Saturday, February 12, 2011

On the road with Miss Nearly-Three

by Isa

“I like the bus” says Miss Nearly-Three as we walk to the bus stop. “You don't have to click me in on the bus”.

And I agree with her. The bus is great. As it turns up around the corner Miss Nearly-Three starts waving. And then she greets the bus driver with a cheerful “Hello”, before racing along to find just the seat for her.

A few hours later we set off to take the bus home. Miss Nearly-Three is tired and whiny, and begging for a breastfeed. It's time to whip out the mei tai from where it lives at the bottom of my bag. With the promise of a feed, Miss Nearly-Three lets me tie her onto my front (this is the way we both prefer it, I find my back and hips hurt when I carry her on my back). I get her settled and feeding (discretely, although that isn't actually that relevant to either of us, anymore), and feel her whole little body relax, as I once more set off to the bus stop. I kiss the top of her head, and think how lucky I am to have her.

And she'll probably fall asleep as soon as the bus is moving, which is fantastic now she rarely sleeps in the afternoon (but still needs it). She'll sleep and we'll both get a rest.

I don't wear her as much now that she is older. But there are times when it is useful. She doesn't have the strength yet to walk as far as we do. And she gets tired when we've been out all morning. That's when it is so practical to get the mei tai and get her settled. We enjoy going for walks. A while back we walked up Mount Kaukau, and Miss Nearly-Three walked all the way up herself. Then she slept on Daddy's back all the way down! And there are times, very occasionally, when she is miserable, tired, sad, clingy. That's when the mei tai comes into its right at home.

And I remember, as I watch my baby sleep, her little head resting heavily on my chest, a time, not so long ago, when she was in the mei tai much more. She had her day-time sleeps in there, at home or about, at other people's houses, on trains, buses and aeroplanes (though I preferred the Ergo on the plane). I walk a lot, and use public transport, so she was always there with me. Where I could see her, talk to her, sign to her, and see everything she saw. Sweet memories now. But also the odd long night with an inconsolable baby, and walking around in the dark with her in the mei tai until she calmed, fell asleep and we could get her back to bed. Other nights at parties, where my little girl had a blast until she got tired, and I got her settled in the mei tai. And we could enjoy the rest of the evening, with her sleeping peacefully on my chest. Not so long ago. A year ago or less.

I step off the bus, one hand on Miss Nearly-Three's head, and one on her back, and set off, up the road and up the 200 steps, and I am grateful I'm no longer dependent on the push-chair, as in my little one's early months. In a few minutes we'll be home, and Miss Nearly-Three will be rested and ready to raid the garden, have a smoothie and turn a dining chair into a climbing frame!
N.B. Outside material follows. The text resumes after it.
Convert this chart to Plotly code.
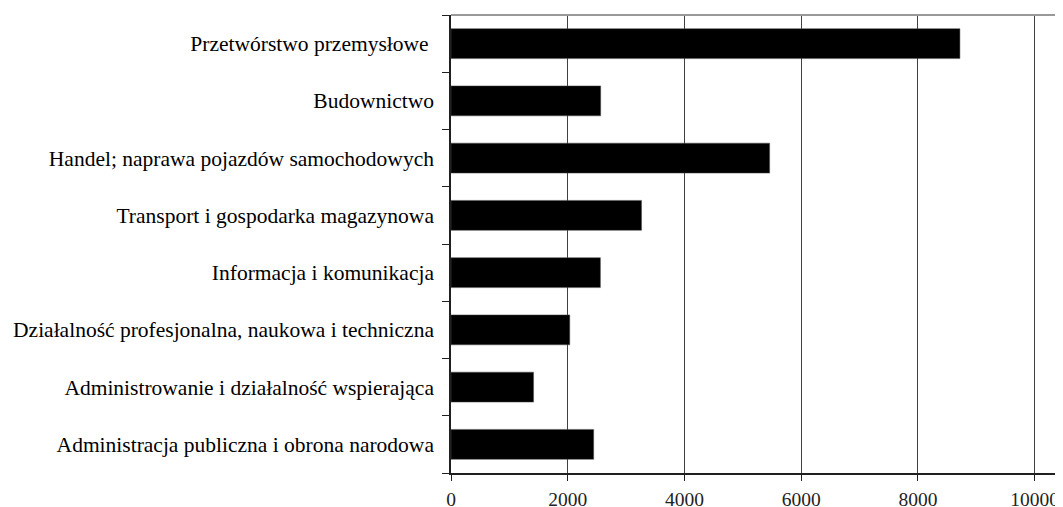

Thursday, February 10, 2011

Fit mums wear their babies!

Sometime ago a fellow babywearer was telling me about an online forum discussion about getting babies to settle in their prams. It appears to be a common conundrum. Some babies don't like prams - fair enough too, they've just spent 9 months curled up all cozy and snuggly inside their mummy then they go through the trauma of being born into this cold, bright world without the constant lulling of built-in rythmic sound and shock absorbent rocking motion. The obvious answer is WEAR YOUR BABY! The response to which often appears to be "but I want to exercise".

You can't wear your baby and get a decent workout can you? Well yes, actually, you can.

Although it wouldn't be safe to go for a run while wearing your baby, walking is a great aerobic workout and if you add weight (i.e. a carried child) and hills it's even better. You could even throw in some squats and lunges using your own and your baby's weights as resistence if you're keen.

This morning I spent an hour walking around the local hills wearing 1/4 of my body weight (aka my son) and burnt approx 2000kjs which is several hundred more than I would have burnt if I'd gone for a run. It was much easier on my joints too but the best part was that when Andrew woke up from his wee kip on my back he was in the prime position for us to interact, practice talking (him not me) and enjoy the scenery together.

So to all those mums that have issues getting their babies into their prams against their wills but really want to get out and exercise - WEAR YOUR BABY!!

Thursday, February 3, 2011

Fact: Babywearing dads are hotter.

I really wanted to make my first post here at Babywearing Wellington count. I wanted to make it thoughtful and personal, like the other accounts here. I wanted to write something insightful and inspirational. So why have I been sitting here looking up pictures of celebrities on Google image search instead?

It started with a conversation last week with some other babywearing mamas where someone mentioned photos of Orlando Bloom with his new baby in a stretchy wrap. Several of us were previously unmoved by his supposed heartthrob status, but with his child nestled against his chest his attractiveness was significantly increased. We postulated that this might hold true for men in general, so I took to the Internet to find out. What follows is a small sample of my research.

Orlando Bloom
Babywearing improves his hair, his fashion sense and even makes his ears look smaller.

Brad Pitt
He's world renowned for being quite unfortunate looking, but babywearing actually makes him look quite good.

Gavin Rossdale
You may have wondered what Gwen sees in him, but wonder no more.

Anthony Kiedis
Demonstrates how babywearing can be a substitute for a shave, a haircut and a change of clothes in making you look presentable.

Ethan Hawke
Babywearing is serious business.

Cam Gigandet
See how babywearing brightens his complexion?

So, there you have it. Some fine examples of what babywearing can do for a man. There are many more out there, and I vow to keep searching until I find Hugh Jackman with a soft structured carrier, Robert Downey Jnr with a mei tai and Johnny Depp with a limited edition woven wrap. In the meantime, feel free to post pictures of your own babywearing heartthrobs in the comments.